Update: 8-31-2009 You may have noticed that I didn't prime the insides of my wing skins. I debated this in my mind for a long time, and finally decided to put my confidence in the alclad surfaces. This was based on everything I read, and even talked about with some of the guys at Van's. I was very careful not to scratch or harm the alclad. I even avoided fingerprints and left the vinyl on as long as possible. I have now come to believe that this was a big mistake. I admit it. I drank the kool-aid. Here I am having classic primer wars... with myself! I should have kept in closer touch with my technical advisor. If any of you have doubts about whether or not you should prime the insides of the skins, or anything else for that matter, check out the corrosion showing on this guys unpainted RV-8 . So anyway, before riveting the bottom skins on, while I still had access to the insides of the wing, I took great pains to clean, scuff, and prime the insides of the top skins. Not an easy task, but I got it done. Read more about it on my log page for Sept. 4. 2008.

Here's Daniel, putting some rivet tape over the end of the bucking bar. He quickly discovered that by putting the tape on the bucking bar instead of over each rivet, it saved a lot of time and worked just as good. This was his last day at home before going back to college after the holiday break, so I was very happy to spend some time with him on the project. I couldn't have done this without his help, and we had fun together. Thanks, Daniel!

I used the backriveting method to rivet the top skins on, and here are my weapons of choice. This double-offset extended backriveting set is from Avery Tools. It's the perfect tool for this job and we got awesome results from it! Every rivet comes out picture-perfect. I think I only drilled out one rivet on the whole wing surface, when Daniel didn't hold the bar against it firmly enough. I shot the rivets from behind while Daniel bucked them from the front. After trying several bucking bars, including my little tungsten bar, this turned out to be his favorite. Easier to hang onto, I guess. The "foot" end on the right side in the picture above worked real well for him.

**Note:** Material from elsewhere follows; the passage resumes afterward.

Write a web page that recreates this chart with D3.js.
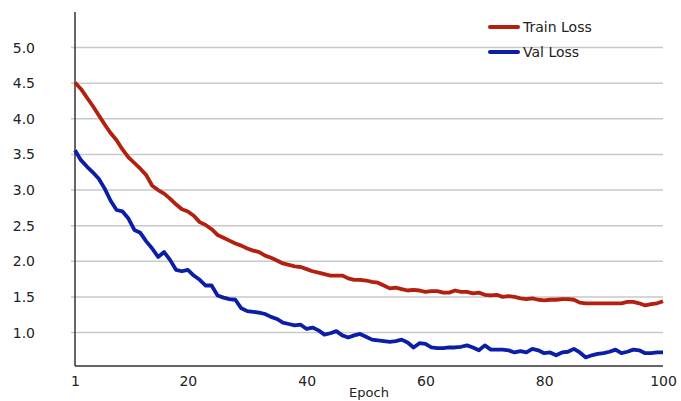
<!DOCTYPE html>
<html>
<head>
<meta charset="utf-8">
<script src="https://cdn.jsdelivr.net/npm/d3@7"></script>
<style>
  body { margin: 0; background: #fff; }
  svg text { font-family: "DejaVu Sans", sans-serif; fill: #222; }
</style>
</head>
<body>
<div id="chart"></div>
<script>
const trainLoss = [4.51, 4.42, 4.30, 4.18, 4.05, 3.92, 3.80, 3.70, 3.57, 3.46,
  3.38, 3.30, 3.21, 3.06, 3.00, 2.95, 2.88, 2.80, 2.73, 2.70,
  2.64, 2.55, 2.51, 2.45, 2.37, 2.33, 2.29, 2.25, 2.22, 2.18,
  2.15, 2.13, 2.08, 2.05, 2.01, 1.97, 1.95, 1.93, 1.92, 1.89,
  1.86, 1.84, 1.82, 1.80, 1.80, 1.80, 1.76, 1.74, 1.74, 1.73,
  1.71, 1.70, 1.66, 1.62, 1.63, 1.61, 1.59, 1.60, 1.59, 1.57,
  1.58, 1.58, 1.56, 1.56, 1.59, 1.57, 1.57, 1.55, 1.56, 1.53,
  1.52, 1.53, 1.50, 1.51, 1.50, 1.48, 1.47, 1.48, 1.46, 1.45,
  1.46, 1.46, 1.47, 1.47, 1.46, 1.42, 1.41, 1.41, 1.41, 1.41,
  1.41, 1.41, 1.41, 1.43, 1.43, 1.41, 1.38, 1.40, 1.41, 1.44];

const valLoss = [3.56, 3.42, 3.33, 3.25, 3.16, 3.02, 2.85, 2.72, 2.70, 2.60,
  2.44, 2.40, 2.28, 2.18, 2.06, 2.13, 2.02, 1.88, 1.86, 1.88,
  1.80, 1.74, 1.66, 1.66, 1.52, 1.49, 1.47, 1.46, 1.34, 1.30,
  1.29, 1.28, 1.26, 1.22, 1.19, 1.14, 1.12, 1.10, 1.11, 1.05,
  1.07, 1.03, 0.97, 0.99, 1.02, 0.96, 0.93, 0.96, 0.98, 0.94,
  0.90, 0.89, 0.88, 0.87, 0.88, 0.90, 0.86, 0.79, 0.85, 0.84,
  0.79, 0.78, 0.78, 0.79, 0.79, 0.80, 0.82, 0.79, 0.75, 0.82,
  0.76, 0.76, 0.76, 0.75, 0.72, 0.74, 0.72, 0.77, 0.75, 0.71,
  0.72, 0.68, 0.72, 0.73, 0.77, 0.72, 0.65, 0.68, 0.70, 0.71,
  0.73, 0.76, 0.71, 0.73, 0.76, 0.75, 0.71, 0.71, 0.72, 0.72];

const epochs = d3.range(1, trainLoss.length + 1);
const xTicks = [1, 20, 40, 60, 80, 100];
const yTicks = [1.0, 1.5, 2.0, 2.5, 3.0, 3.5, 4.0, 4.5, 5.0];
const seriesNames = ['Train Loss', 'Val Loss'];
const seriesColors = ['#b3200f', '#0c1ea6'];

const width = 681, height = 401;
const plotLeft = 75, plotRight = 663, plotTop = 12, plotBottom = 366;

const svg = d3.select('#chart').append('svg')
  .attr('width', width)
  .attr('height', height);

const x = d3.scaleLinear().domain([1, 100]).range([plotLeft, plotRight]);
const y = d3.scaleLinear().domain([0.53, 5.5]).range([plotBottom, plotTop]);

// grid lines
svg.append('g')
  .selectAll('line')
  .data(yTicks)
  .enter().append('line')
  .attr('x1', plotLeft - 4)
  .attr('x2', plotRight)
  .attr('y1', d => y(d))
  .attr('y2', d => y(d))
  .attr('stroke', '#c9c9c9')
  .attr('stroke-width', 1.5);

// y axis
const yAxis = svg.append('g')
  .attr('transform', `translate(${plotLeft}, 0)`)
  .call(d3.axisLeft(y).tickValues(yTicks).tickFormat(d3.format('.1f')).tickSize(0).tickPadding(40));
yAxis.select('.domain').remove();
yAxis.selectAll('text')
  .attr('font-size', 14)
  .attr('font-family', '"DejaVu Sans", sans-serif')
  .attr('fill', '#222');

// x axis
const xAxis = svg.append('g')
  .attr('transform', `translate(0, ${plotBottom})`)
  .call(d3.axisBottom(x).tickValues(xTicks).tickFormat(d3.format('d')).tickSize(0).tickPadding(10));
xAxis.select('.domain').remove();
xAxis.selectAll('text')
  .attr('font-size', 14)
  .attr('font-family', '"DejaVu Sans", sans-serif')
  .attr('fill', '#222');

// axis lines
svg.append('line')
  .attr('x1', plotLeft).attr('x2', plotLeft)
  .attr('y1', plotTop).attr('y2', plotBottom)
  .attr('stroke', '#333').attr('stroke-width', 1.5);
svg.append('line')
  .attr('x1', plotLeft).attr('x2', plotRight)
  .attr('y1', plotBottom).attr('y2', plotBottom)
  .attr('stroke', '#333').attr('stroke-width', 1.5);

svg.append('text')
  .attr('x', (plotLeft + plotRight) / 2)
  .attr('y', 397)
  .attr('text-anchor', 'middle')
  .attr('font-size', 13)
  .text('Epoch');

// lines
const line = d3.line()
  .x((d, i) => x(epochs[i]))
  .y(d => y(d));

[trainLoss, valLoss].forEach((series, i) => {
  svg.append('path')
    .datum(series)
    .attr('d', line)
    .attr('fill', 'none')
    .attr('stroke', seriesColors[i])
    .attr('stroke-width', 3.8)
    .attr('stroke-linejoin', 'round');
});

// legend
const legend = svg.append('g')
  .selectAll('g')
  .data(seriesNames)
  .enter().append('g')
  .attr('transform', (d, i) => `translate(490, ${27 + i * 25})`);
legend.append('line')
  .attr('x1', 0).attr('x2', 28)
  .attr('stroke', (d, i) => seriesColors[i])
  .attr('stroke-width', 4)
  .attr('stroke-linecap', 'round');
legend.append('text')
  .attr('x', 33)
  .attr('y', 5)
  .attr('font-size', 14)
  .text(d => d);
</script>
</body>
</html>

Here's Daniel, bucking the rivets on the front side. We got a rhythm going and really got on a roll when we got into it. He would pull clecoes and insert each rivet. I would put the rivet set on and push gently so he would know I'm on the rivet and I would know he's pushing back. Thsi Below, I'm shooting the rivets from the back side.

Incidentally, I've noticed that some builders don't have good success with this backriveting method. I discovered a few things that I should mention. First, you have to turn the air pressure way up on the rivet gun. While I normally use about 32 - 34 lbs. of air pressure for 3/32" rivets, I found that I needed at least 60 lbs. and I could even use 70 lbs. of pressure with this rivet set. I couldn't believe it at first. That much air pressure would smash a rivet paper thin in a moment with a normal rivet set. But think about it... this rivet set is not only long, it's heavy. You're moving a lot more steel and a lot more mass each time the rivet gun hammers a blow. It's going to take more power to do that. So turn up the air, and it will work just great. Also, note how I'm using my left hand to hold the rivet set and my right hand on the trigger. This rivet set has a tendency to rotate while you're hammering away if you don't hold it firmly. Not only can you keep it from rotating by holding on to it, but you're more accurate and stay on target.

Here are a couple of shots showing the nice bucktails on the inside.

It really looks good to see a rivet in every hole... no more empty holes in here!

I was able to use my squeezer to do the horizontal row along the bottom and finish it up. All done... No more clecos! This wing is now ready to be lifted out of the jig and put in the storage cradle. I'll obviously need some help for that.